Two years later, in 2008, when the clashes between Shiites and Sunnis erupted, I was no longer able to dismiss.
I’m sure you’ve noticed that I dislike Israel, that ridiculous pygmy state dripping with self-overestimation, yet many of the giants I respect are Jewish. There is no contradiction. I identify with outsiders, with the alienated or dispossessed. Like many nation-states, including its sister pygmy state Lebanon, Israel is an abomination.
Israelis are Jews who have misplaced their sense of humor.
I like men and women who don’t fit well in the dominant culture, or, as Álvaro de Campos calls them, strangers in this place as in every other, accidental in life as in the soul. I like outsiders, phantoms wandering the cobwebbed halls of the doomed castle where life must be lived.
David Grossman may love Israel, but he wanders its cobwebbed halls, just as
his namesake Vasily wandered Russia’s.

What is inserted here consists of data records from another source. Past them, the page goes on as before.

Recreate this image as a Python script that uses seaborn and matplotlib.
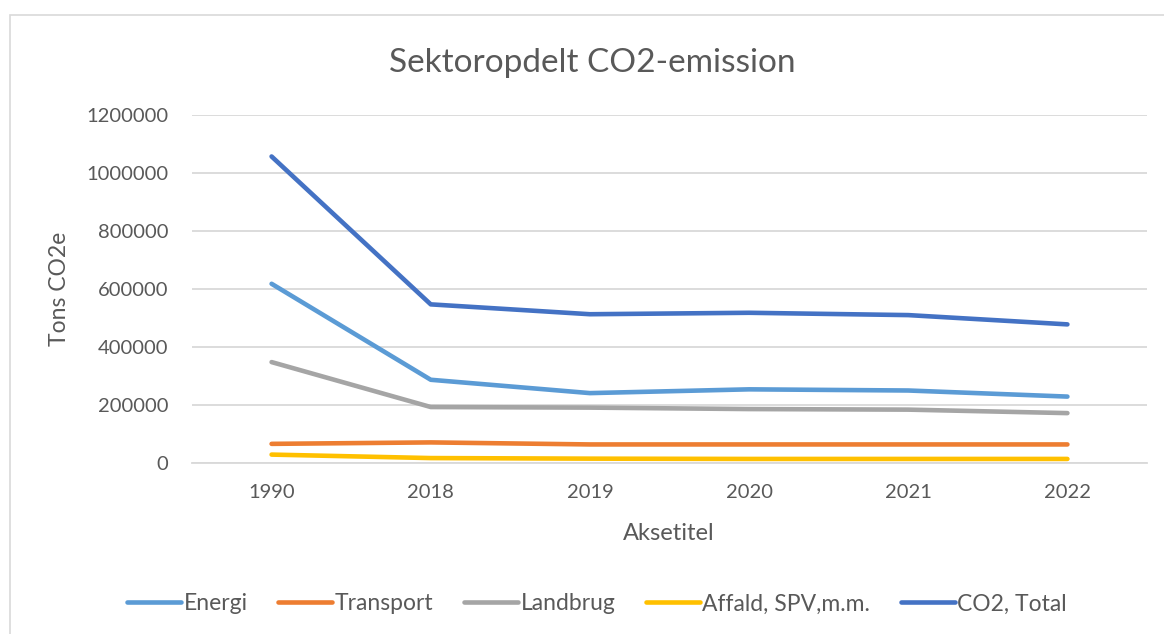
import pandas as pd
import matplotlib
matplotlib.use("Agg")
import matplotlib.pyplot as plt
import matplotlib.patches as mpatches
import seaborn as sns

#------ data ------
years = ['1990', '2018', '2019', '2020', '2021', '2022']
energi = [618000, 287000, 241000, 254000, 250000, 229000]
transport = [66000, 71000, 64000, 64000, 64000, 64000]
landbrug = [348000, 193000, 191000, 186000, 184000, 172000]
affald = [29000, 17000, 15000, 14000, 14000, 14000]
total = [1057000, 547000, 513000, 518000, 510000, 478000]

series = ['Energi', 'Transport', 'Landbrug', 'Affald, SPV,m.m.', 'CO2, Total']
colors = ['#5B9BD5', '#ED7D31', '#A5A5A5', '#FFC000', '#4472C4']

df = pd.DataFrame({'Year': years, 'Energi': energi, 'Transport': transport,
                   'Landbrug': landbrug, 'Affald, SPV,m.m.': affald,
                   'CO2, Total': total})
long_df = df.melt(id_vars='Year', var_name='Sektor', value_name='Tons')

sns.set_theme(style='white')
plt.rcParams['font.family'] = ['Lato', 'DejaVu Sans']
txt = '#595959'

fig = plt.figure(figsize=(11.64, 6.34), dpi=100)
ax = fig.add_axes([192/1164, 1-463/634, (1147-192)/1164, (463-115)/634])

sns.lineplot(data=long_df, x='Year', y='Tons', hue='Sektor', hue_order=series,
             palette=dict(zip(series, colors)), linewidth=3.3, ax=ax,
             solid_capstyle='round', sort=False)

ax.set_xlim(-0.5, len(years) - 0.5)
ax.set_ylim(0, 1200000)
ax.set_yticks(range(0, 1200001, 200000))
ax.set_yticklabels([str(v) for v in range(0, 1200001, 200000)])
ax.yaxis.grid(True, color='#D9D9D9', linewidth=1.3)
ax.set_axisbelow(True)
for s in ['top', 'right', 'left']:
    ax.spines[s].set_visible(False)
ax.spines['bottom'].set_color('#D9D9D9')
ax.spines['bottom'].set_linewidth(1.3)
ax.tick_params(axis='both', length=0, labelsize=14.5, labelcolor=txt)
ax.tick_params(axis='y', pad=17)
ax.tick_params(axis='x', pad=15)
ax.set_xlabel('')
ax.set_ylabel('')

fig.text(592/1164, 1-63/634, 'Sektoropdelt CO2-emission', ha='center',
         va='center', fontsize=24, color=txt)
fig.text(60/1164, 1-289/634, 'Tons CO2e', rotation=90, ha='center',
         va='center', fontsize=16.5, color=txt)
fig.text(669/1164, 1-533/634, 'Aksetitel', ha='center', va='center',
         fontsize=17, color=txt)

handles, labels = ax.get_legend_handles_labels()
ax.legend_.remove()
fig.legend(handles, labels, loc='center', bbox_to_anchor=(597/1164, 1-604/634),
           ncol=5, frameon=False, fontsize=16.5, handlelength=2.35,
           handletextpad=0.12, columnspacing=1.33, labelcolor=txt)

# chart border (right and bottom edges fall outside the picture)
fig.patches.append(mpatches.Rectangle((9.5/1164, -0.1), 1.2, 1.1 - 15/634,
                                      transform=fig.transFigure, fill=False,
                                      edgecolor='#D9D9D9', linewidth=1.2))

fig.savefig('out.png', dpi=100)
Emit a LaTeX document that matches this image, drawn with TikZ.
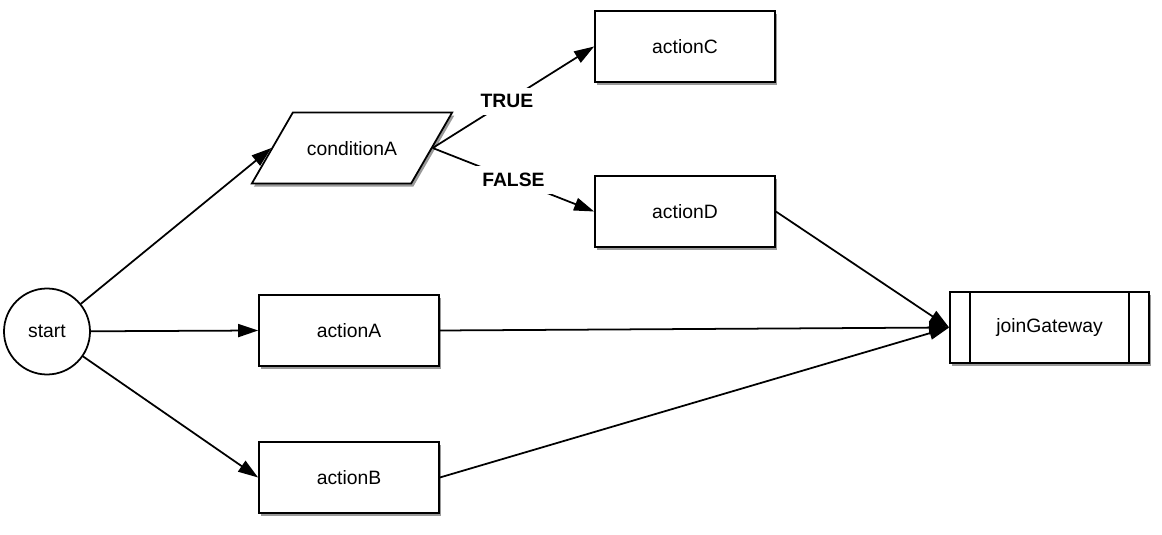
\documentclass[tikz,border=0pt]{standalone}
\usepackage{fontspec}
\setmainfont{Liberation Sans}
\usetikzlibrary{arrows.meta, positioning, calc, shapes.geometric, shadows}

\begin{document}
\begin{tikzpicture}[
    font=\fontsize{11}{13}\selectfont,
    flow/.style={-{Triangle[length=4mm, width=2.6mm]}, line width=1pt},
    soft/.style={general shadow={shadow xshift=1.2pt, shadow yshift=-1.8pt, fill=black!40}},
    task/.style={draw, line width=1pt, fill=white, minimum width=3.6cm, minimum height=1.42cm, soft},
    cond/.style={draw, line width=1pt, fill=white, shape=trapezium, trapezium left angle=60,
        trapezium right angle=120, text height=8pt, text depth=0pt, inner xsep=0.28cm,
        inner ysep=0.57cm, soft},
    branch/.style={fill=white, font=\fontsize{11}{13}\selectfont\bfseries, inner sep=4pt},
]
\useasboundingbox (0,0) rectangle (23.24,10.68);

\node[draw, circle, line width=1pt, minimum size=1.72cm, inner sep=0pt] (start) at (0.94,4.05) {start};

% ramas desde el inicio
\node[cond] (condA) at (7.04,7.72) {conditionA};
\node[task] (actA) at (6.98,4.07) {actionA};
\node[task] (actB) at (6.98,1.13) {actionB};

% resultado de la condicion
\node[task] (actC) at (13.7,9.75) {actionC};
\node[task] (actD) at (13.7,6.45) {actionD};

% union
\node[task, minimum width=3.98cm] (join) at (20.99,4.13) {joinGateway};
\draw[line width=1pt] ($(join.north west)+(0.42,0)$) -- ($(join.south west)+(0.42,0)$);
\draw[line width=1pt] ($(join.north east)+(-0.42,0)$) -- ($(join.south east)+(-0.42,0)$);

% conexiones
\draw[flow] (start) -- (condA.west);
\draw[flow] (start) -- (actA.west);
\draw[flow] (start) -- (actB.west);
\draw[flow] (condA.east) -- node[branch, pos=0.46] {TRUE} (actC.west);
\draw[flow] (condA.east) -- node[branch] {FALSE} (actD.west);
\draw[flow] (actD.east) -- (join.west);
\draw[flow] (actA.east) -- (join.west);
\draw[flow] (actB.east) -- (join.west);

\end{tikzpicture}
\end{document}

To write is to know that you are not home.
I stopped loving Odysseus as soon as he landed back in Ithaca.
I love the idea of homeland, but not the actual return to one.
A while back Czesław Miłosz wrote in an essay that in today’s age of technology and mass mobility “the whole nostalgic rhetoric of patria fed by literature since Odysseus journeyed to Ithaca, has been weakened if not forgotten.” Weakened, possibly, but I think not forgotten. It is that longing for a mythical homeland, not necessarily a physical one, that inspires art. Without that longing, patria is nothing more than the name of a Finnish company that produces armored vehicles used by Israel in its wars on Lebanon, or the name of an Argentine submachine gun.
I appreciate longing.
I also appreciate irony.
In the summer of 1982, while Israeli armored tanks and gunships imposed a siege of another age on rampartless Beirut, cutting off the water supply and food shipments, the modern catapults, the air force, leveled residential buildings, destroyed all infrastructure, and, amazingly, bombed the synagogue of Beirut’s Jewish neighborhood.
There is no contradiction.
I notice a mother sitting on the pavement across the street, not Lebanese, as shows in her face, and not from this neighborhood, as shows in her haggard dress. A beggar by profession, she’s surrounded by the tools of her trade: a baby in her arms; a girl of about five with dirty dress and knees, hovering in the world of her mother; the eldest, a girl of no more than ten, sitting on the ground, back against the building wall as she examines me from afar. The grim out-of-a-fairy-tale mother nudges her eldest, who jumps up and charges toward me in one smooth, experienced sweep. Brown hair, grimy face, and pink cheeks, she seems determined and overly earnest. Her eyes gleam with a heavy dose of resolve, a predator sighting her prey.